貯蓄を目的とした生命保険には1%から2%の利回りを想定しているものもありますが、これらは若い時期に入った場合になります。
30歳前後で加入した場合には生命保険の恩恵を多く受けることが出来ますが、早くに解約してしまうと返戻金が元本を割ることもあり資産の流動性としては低くなってしまいます。
元本保証型のデメリット
資産が安全に増えていくという意味で元本保証型の金融商品は魅力的に感じますし、多くの注目を集めていますがもちろんデメリットがあります。
金利が低くインフレのリスクに耐えられない
これまで上げてきた元本保証型の金融商品はあくまで定期預金に比べて金利が高いというものであり通常の投資信託や他の金融商品に比べるとやはり金利は低いものになります。
政府や日銀が目標としている物価を年間2%上昇させていく「インフレ目標2%」がありますし、実際に今後年間で物価は年間で1.1%から1.3%程度のインフレをすると予想されています。
そうなるとこれまであげたような年間の利率が1%に満たない元本保証型の金融商品ではいかに元本が保証されていようが実質的には元本が目減りしているのと同じことになります。
つまり、インフレに耐えるにはこのインフレ指数を上回る利率で資産運用をしないと意味がないのです。
あくまで元本保証に近いだけである
ここであげていた金融商品は1000万円以下の定期預金以外はあくまで元本保証に近いだけであり、元本保証ではありません。

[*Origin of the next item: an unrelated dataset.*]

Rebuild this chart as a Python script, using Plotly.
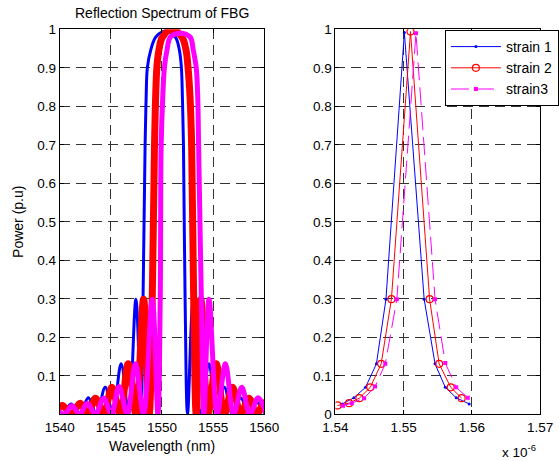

国や地方公共団体、民間企業が倒産、破綻してしまうと回収できる見込みはどこにもありません。
元本が実質的に目減りする上に破綻して返済もされないことに万が一なってしまったら悲惨ですので注意が必要です。
流動性が低い
加えてここにあげたような金融商品は10年あるいは老後近くまで保有することを前提とした金融商品です。
そこまで保有しておいてようやく収益があがります。
途中で解約してしまうと元金が減ってしまう可能性が高く、有事の際にお金が必要となった場合には損失を被ることになります。
元本保証に頼らずに資産運用を
このように金利が低く、わずかながらでも元本が保証されない金融商品のみに頼る資産運用はおすすめしません。
先ほども述べたように政府が目標とする2%の物価上昇に耐えるためにも年間2%以上の利率の金融商品に投資をするべきだと考えます。
例えば個人向けヘッジファンドは利率でいえば10から15%もの高い利率をキープし、過去何年も損失を出していない優良なファンドも多くあります。
もちろん元本が保証されていないリスクはこれまで紹介した金融商品よりも大きくなりますので、ご自身の目で見極めて信頼に足るファンドを見つけることをおすすめします。